Troisième règle enfin, il s’agit d’un concours hédoniste où la recherche du plaisir est notre impératif. Nous avons besoin des grands professionnels du produit. Leur expérience impressionnante permet la définition d’un vocabulaire, de paramètres de dégustation exhaustifs, d’une classification rigoureuse. De leurs travaux, seront issues les productions les plus intéressantes de chaque catégorie. Encore faut-il les classer et nous entrons alors dans le domaine du plaisir.
C’est là qu’interviennent les passionnés du goût, au premier rang desquels les chefs mais aussi tous ces gastronomes avertis que sont par exemple les critiques gastronomiques ou les amateurs avertis. C’est à eux que revient le délicat travail de mesurer l’intensité relative de satisfaction de chaque produit. Inutile de dire que les palais sont encore plus mis à contribution et qu’il ne saurait être question que ce jury ne déguste pas la totalité d’une catégorie qui est ainsi soumise à son jugement. Travail long et souvent passionné dont le verbatim est souvent riche d’enseignement pour les producteurs eux-mêmes.
Car, et ce sera notre dernière règle, AVPA travaille en toute transparence. Nous nous interdisons de publier les résultats des producteurs qui n’ont pas obtenu de récompense. Nous attendrons, pour faire leur publicité, qu’ils soient acceptés dans la cour des lauréats.

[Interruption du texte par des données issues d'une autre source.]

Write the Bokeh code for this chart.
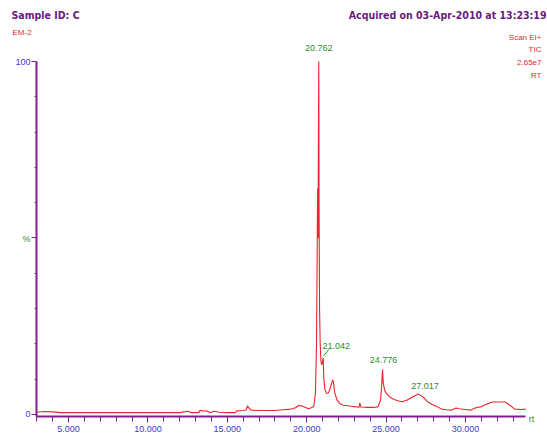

Mais tous les producteurs peuvent accéder aux notations du jury technique. Nous n’avons certes pas la prétention de dire ce qui est bon ou mauvais, d’expliquer comment on passe de l’un à l’autre mais notre expérience nous permet un riche dialogue avec les producteurs pour qu’il puisse trouver les marchés où leur produit saura trouver sa place d’excellence.